Saturday, October 13, 2012

Adventures in Culinary Alternatives...


I had talked a few months ago to a friend who uses a common, regulated medicinal herb for chemo pain relief about its possible use as an alternative to the narcotics that my husband, Marc, takes for chronic pain. My friend offered some of his supply for a trial, although he had nothing to suggest about how to use it other than by inhalation. That is not an option for Marc because his illnesses already affect his respiratory system. My friend nonetheless kindly gifted me with about half an ounce of loose, tiny leaves, all wrapped up in a white paper towel and then again in a beat-up plastic baggie. I put the baggie in my purse and drove straight home, feeling at once culpable, vulnerable and empowered.

When I got home that afternoon, I told Marc about my proposed experiment and laid the baggie on the bar in the kitchen. Marc said nothing at first, and I saw expressions of incredulity, censure, wry gratitude, and finally, curiosity cross his face. Neither one of us was terribly well informed, although years ago I had held a similar baggie briefly in my hand after picking it up from the lavatory shelf in the U of A women’s room. Before I could determine what it was, a coed had burst into the room, grabbed the baggie and darted back through the door as it swung.  

After staring at the small packet on the kitchen counter for a while, we engaged in a lengthy, wide-ranging debate, one that is obvious and no doubt universal among those seeking alternative medicines. At last we decided to leave all options open for a while (including just throwing it out) and I stowed the baggie deep in the tea cupboard, with half a grin for that small joke.

Weeks passed, and although several chances arose where we could have run the trial, the herb was still not in a usable form. Each time, Marc took the usual narcotic, and I felt bad each time about my failure to follow through. True, I’d come home with the product; done some initial research (finding out that in addition to steeping tea, one could also could brew a beer, but baked goods were best because fat was the most efficient processor of the therapeutic ingredient), and I’d think about it periodically before getting distracted by something. I have a habit of beginning but never finishing a project, but in this instance, I’d faltered partly because I’d read that the effect is slow to manifest and the potency difficult to measure. On a recent, particularly bad pain-day, I finally took action, deciding that I would prepare something called “bud butter” to have on hand. Spreading that on cinnamon toast might be the best option: it was lower calorie than brownies, and easy for Marc to prepare if I was not at home.
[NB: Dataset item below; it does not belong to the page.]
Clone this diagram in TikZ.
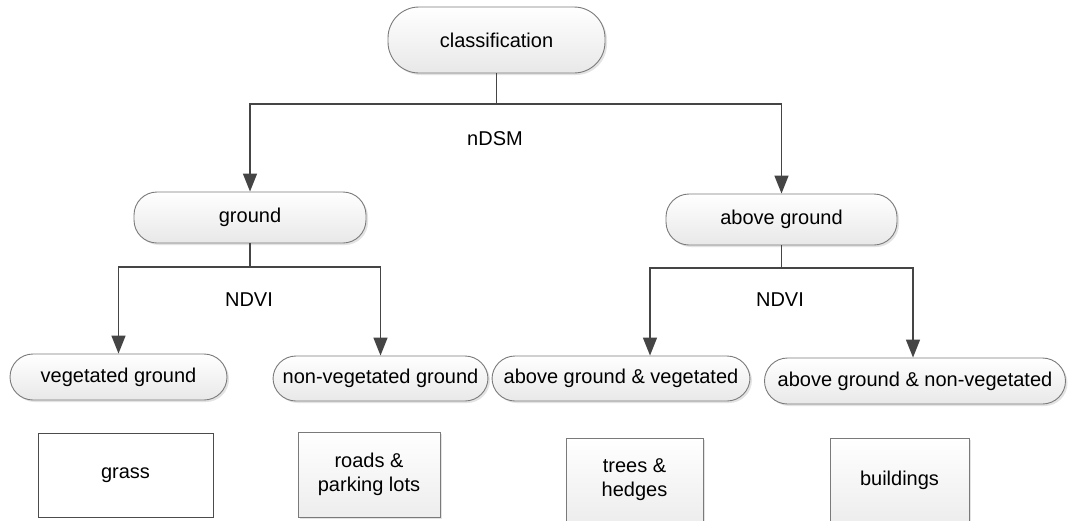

While Marc was sleeping, I put a pound of butter in a pot on the back burner of the stove to melt, and rummaged through the cupboard looking for the plastic baggie. In my kitchen, everything once opened gets transferred into one size of zip-lock bag or another before I toss it in the pantry. Now I pulled out a small (unlabelled, but then nothing ever is) baggie of loose leaves wrapped in white paper and poured it into the blender to grind up and add to the butter as the Internet recipe directed.  The recipe said to simmer for twenty minutes, until the butter turned green. This particular pot of butter was a red-gold brown and I wondered if I'd let it go stale. Perhaps it was a different variety. In any case, it smelled heavenly—slightly spicy and not at all cloying, as had been the hazy atmosphere of the rock concerts we’d attended years ago or of the annual open-air blues festivals at Reid Park. Marc, awakened from his nap, came into the kitchen. After one or two hearty sniffs he asked why was I making apricot decaf on the stove rather than steeping it in the electric teakettle.

Somehow that misstep soured me on the whole endeavor, and this project joined the myriad others left undone. I do have fruit-flavored butter for coffee cake that I might make soon, but the other ingredient has been returned to my friend. I’m sure I returned the proper baggie. There are no others, labeled or not, in that cupboard now. None at all.

1 comment:

  1. Well at least no fenders got dented or paint spilled. Tea time at your house could get interesting.